Open lxbarth opened 13 years ago

lxbarth commented 13 years ago

Right now we hang client-space singletons like admin or user off of the Bones object - only client-side. Typically, a code like the snippet below is executed client-side to set up a global object, modules like bones-document would then rely on it.

$(function() {
    Bones.start();
    Bones.initialize(function(models, views, controllers, templates) {
        Bones.user = new models['User']();
        Bones.user.status(); 
        // ...

Two problems:

1) This pattern cannot be replicated on the server as such global objects would be in the global application scope, not in the client (= window) scope. 2) Having a global object X set up to make a module work as expected is not ideal, we should review better patterns (passing a user/admin/whatever object into constructors?)

Right now we're making hesitant use of the existing pattern described initially. If we solve this issue, we could make much safer assumptions around client space singletons and push more code into modules like bones-auth and bones-document = reuse more code.

Potential solutions

Bones could provide a 'request' object that would hang off an Express request server side and the window object client side. This 'request' object (better name?) would provide a safe space for client space objects.

More thoughts needed.

AdrianRossouw commented 12 years ago

I've run into this head first today.

I'm trying to build an application where the router instantiates a 'State' model, which represents which page is active and so forth. There is a central interface view, which listens to events on the state model, and handles re-rendering component views. The router would only be responsible for changing the context object. (ie: set the current page).

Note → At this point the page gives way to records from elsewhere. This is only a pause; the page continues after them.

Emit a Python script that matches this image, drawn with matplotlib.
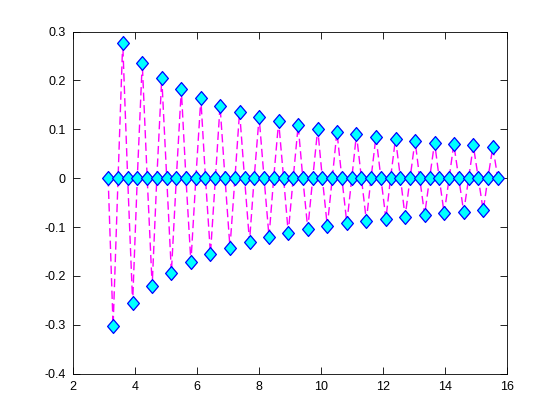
import matplotlib
matplotlib.use('Agg')
import matplotlib.pyplot as plt
from matplotlib.path import Path

# sample positions (pi .. 5*pi, step pi/20)
x = [3.14, 3.30, 3.46, 3.61, 3.77, 3.93, 4.08, 4.24, 4.40, 4.56,
     4.71, 4.87, 5.03, 5.18, 5.34, 5.50, 5.65, 5.81, 5.97, 6.13,
     6.28, 6.44, 6.60, 6.75, 6.91, 7.07, 7.23, 7.38, 7.54, 7.70,
     7.85, 8.01, 8.17, 8.33, 8.48, 8.64, 8.80, 8.95, 9.11, 9.27,
     9.42, 9.58, 9.74, 9.90, 10.05, 10.21, 10.37, 10.52, 10.68, 10.84,
     11.00, 11.15, 11.31, 11.47, 11.62, 11.78, 11.94, 12.10, 12.25, 12.41,
     12.57, 12.72, 12.88, 13.04, 13.19, 13.35, 13.51, 13.67, 13.82, 13.98,
     14.14, 14.29, 14.45, 14.61, 14.77, 14.92, 15.08, 15.24, 15.39, 15.55,
     15.71]

y = [0, -0.303, 0, 0.277, 0, -0.255, 0, 0.236, 0, -0.220,
     0, 0.205, 0, -0.193, 0, 0.182, 0, -0.172, 0, 0.163,
     0, -0.155, 0, 0.148, 0, -0.142, 0, 0.136, 0, -0.130,
     0, 0.125, 0, -0.120, 0, 0.116, 0, -0.112, 0, 0.108,
     0, -0.104, 0, 0.101, 0, -0.098, 0, 0.095, 0, -0.092,
     0, 0.090, 0, -0.087, 0, 0.085, 0, -0.083, 0, 0.081,
     0, -0.079, 0, 0.077, 0, -0.075, 0, 0.073, 0, -0.072,
     0, 0.070, 0, -0.069, 0, 0.067, 0, -0.066, 0, 0.064,
     0]

xticks = [2, 4, 6, 8, 10, 12, 14, 16]
yticks = [-0.4, -0.3, -0.2, -0.1, 0, 0.1, 0.2, 0.3]
ytick_labels = ['-0.4', '-0.3', '-0.2', '-0.1', '0', '0.1', '0.2', '0.3']

plt.rcParams['font.family'] = ['Liberation Sans', 'DejaVu Sans']

# slightly tall diamond, like matlab's 'd'
diamond = Path([(0, 1), (0.85, 0), (0, -1), (-0.85, 0), (0, 1)],
               [Path.MOVETO, Path.LINETO, Path.LINETO, Path.LINETO, Path.CLOSEPOLY])

fig = plt.figure(figsize=(5.6, 4.2), dpi=100)
ax = fig.add_axes([0.13, 0.11, 0.775, 0.815])

ax.plot(x, y, linestyle=(0, (6, 3)), color='#ff00ff', linewidth=1,
        marker=diamond, markersize=10, markerfacecolor='#00ffff',
        markeredgecolor='#0000ff', markeredgewidth=0.9)

ax.set_xlim(2, 16)
ax.set_ylim(-0.4, 0.3)
ax.set_xticks(xticks)
ax.set_yticks(yticks)
ax.set_yticklabels(ytick_labels)
ax.tick_params(direction='in', top=True, right=True, length=5,
               labelsize=9, width=0.6, pad=5)
for s in ax.spines.values():
    s.set_linewidth(0.6)

fig.savefig('out.png', dpi=100)
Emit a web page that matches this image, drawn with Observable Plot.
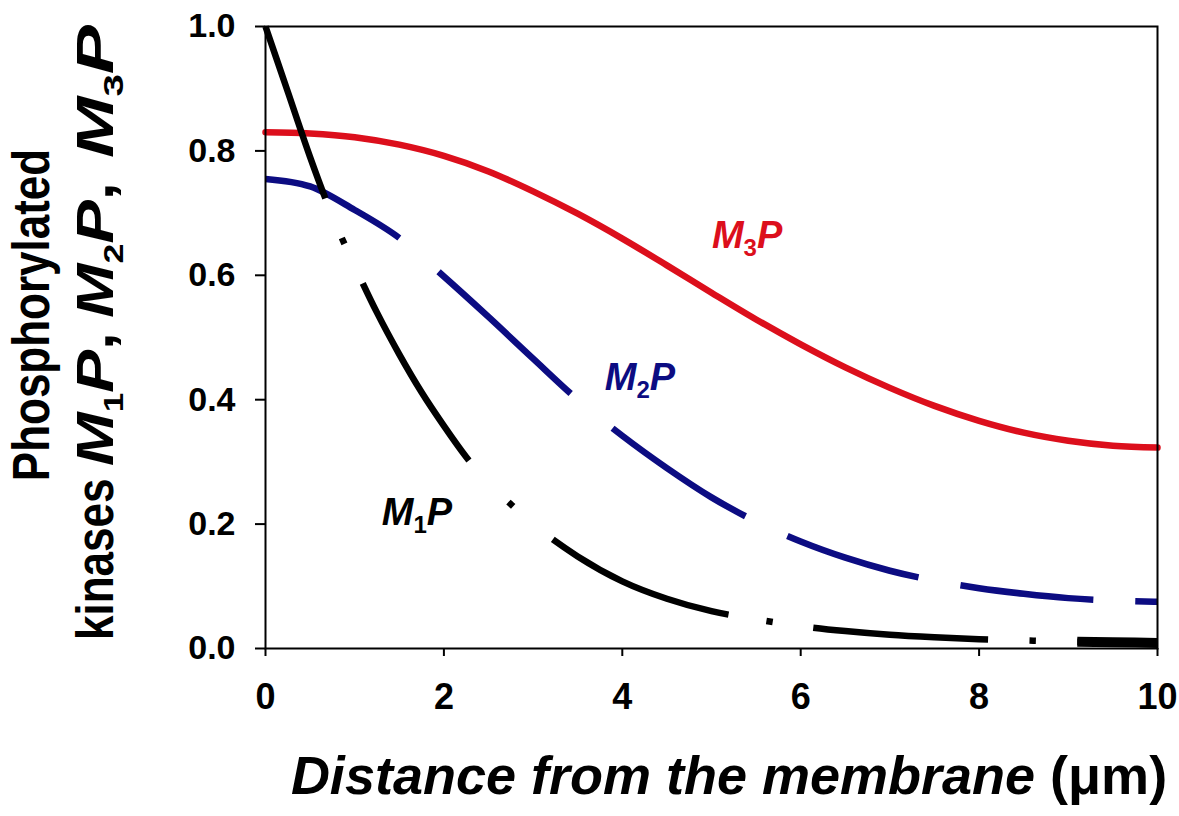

There's a leak in the abstraction due to this. The environment that renders the initial page, versus renders subsequent page loads, is different. This means that on the server side, there is no way to set up a state/context object for the request.

I actually think the correct solution for this is to standardize on TJ's new pages.js client side router (heavily inspired) by express, that solves this kind of thing already. http://visionmedia.github.com/page.js/

will keep you updated if i figure something out.